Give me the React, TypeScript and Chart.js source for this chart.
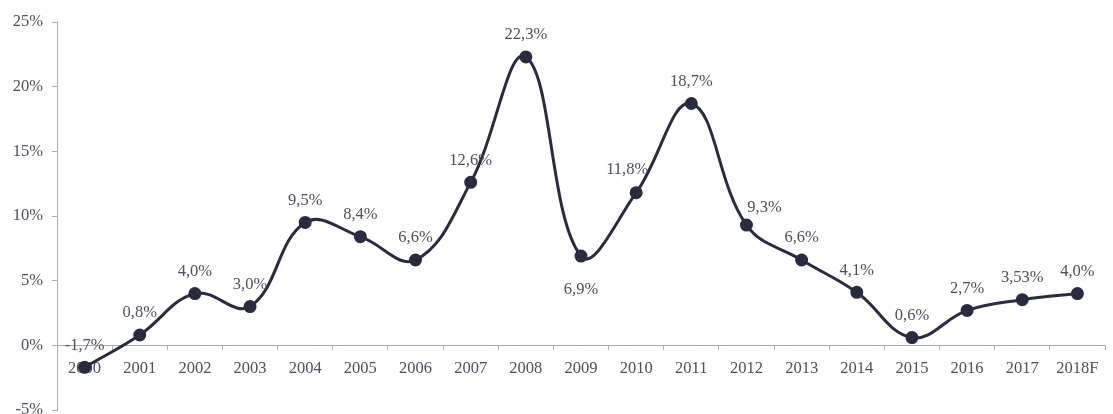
import React, { useEffect, useRef } from "react";
import { Chart, registerables } from "chart.js";

Chart.register(...registerables);

const categories = [
  "2000", "2001", "2002", "2003", "2004", "2005", "2006", "2007", "2008", "2009",
  "2010", "2011", "2012", "2013", "2014", "2015", "2016", "2017", "2018F",
];
const growth = [
  -1.7, 0.8, 4.0, 3.0, 9.5, 8.4, 6.6, 12.6, 22.3, 6.9,
  11.8, 18.7, 9.3, 6.6, 4.1, 0.6, 2.7, 3.53, 4.0,
];
// label placement per point: "above" (default), "below", "left", "right"
const labelPlacement = [
  "above", "above", "above", "above", "above", "above", "above", "above", "above", "below",
  "left", "above", "right", "above", "above", "above", "above", "above", "above",
];
const yTicks = [-5, 0, 5, 10, 15, 20, 25];

const FONT = "'Liberation Serif', 'DejaVu Serif', serif";
const LINE = "#2b2b40";
const TEXT = "#4e4e5e";

function fmt(v: number): string {
  const tenth = Math.abs(v * 10 - Math.round(v * 10)) < 1e-9;
  return (tenth ? v.toFixed(1) : v.toFixed(2)).replace(".", ",") + "%";
}

const labelPlugin = {
  id: "pointLabels",
  afterDatasetsDraw(chart: any) {
    const meta = chart.getDatasetMeta(0);
    const ctx = chart.ctx;
    ctx.save();
    ctx.font = `16.5px ${FONT}`;
    ctx.fillStyle = TEXT;
    ctx.textAlign = "center";
    ctx.textBaseline = "middle";
    meta.data.forEach((pt: any, i: number) => {
      const v = growth[i];
      let dx = 0;
      let dy = -22;
      const p = labelPlacement[i];
      if (p === "below") dy = 34;
      if (p === "left") { dx = -9; dy = -23; }
      if (p === "right") { dx = 18; dy = -17; }
      ctx.fillText(fmt(v), pt.x + dx, pt.y + dy);
    });
    ctx.restore();
  },
};

export default function App() {
  const ref = useRef<HTMLCanvasElement | null>(null);
  useEffect(() => {
    document.body.style.margin = "0";
    if (!ref.current) return;
    const chart = new Chart(ref.current, {
      type: "line",
      data: {
        labels: categories,
        datasets: [
          {
            data: growth,
            borderColor: LINE,
            backgroundColor: LINE,
            borderWidth: 3,
            tension: 0.4,
            pointRadius: 5,
            pointBackgroundColor: LINE,
            pointBorderColor: LINE,
          },
        ],
      },
      options: {
        animation: false,
        responsive: true,
        maintainAspectRatio: false,
        layout: { padding: { top: 22, right: 0, bottom: 3, left: 0 } },
        plugins: { legend: { display: false }, tooltip: { enabled: false } },
        scales: {
          x: {
            position: { y: 0 } as any,
            offset: true,
            grid: {
              offset: true,
              drawOnChartArea: false,
              drawTicks: true,
              tickLength: 4,
              color: "#b0b1bf",
            },
            border: { display: true, color: "#a9aab8", dash: [1, 1], width: 1 },
            ticks: {
              color: TEXT,
              font: { family: FONT, size: 16.5 },
              padding: 9,
              autoSkip: false,
              maxRotation: 0,
            },
          },
          y: {
            min: -5,
            max: 25,
            afterBuildTicks: (scale: any) => {
              scale.ticks = yTicks.map((v) => ({ value: v }));
            },
            afterFit: (scale: any) => {
              scale.width = 57;
              scale.paddingTop = 0;
              scale.paddingBottom = 0;
            },
            grid: {
              drawOnChartArea: false,
              drawTicks: true,
              tickLength: 5,
              color: "#b0b1bf",
            },
            border: { display: true, color: "#a9aab8", dash: [1, 1], width: 1 },
            ticks: {
              color: TEXT,
              font: { family: FONT, size: 16.5 },
              padding: 9,
              callback: (v: any) => `${v}%`,
            },
          },
        },
      },
      plugins: [labelPlugin],
    });
    return () => chart.destroy();
  }, []);
  return (
    <div style={{ width: "1113px", height: "414px", overflow: "hidden" }}>
      <div style={{ position: "relative", width: "1113px", height: "418px" }}>
        <canvas ref={ref} />
      </div>
    </div>
  );
}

____________

Written problem:
Repeat the lines exactly as they stand, from the opening line of the data through the line with "Chart.register(...registerables);". Pictures stay out of the copy.

Solution:
Give me the React, TypeScript and Chart.js source for this chart.
import React, { useEffect, useRef } from "react";
import { Chart, registerables } from "chart.js";

Chart.register(...registerables);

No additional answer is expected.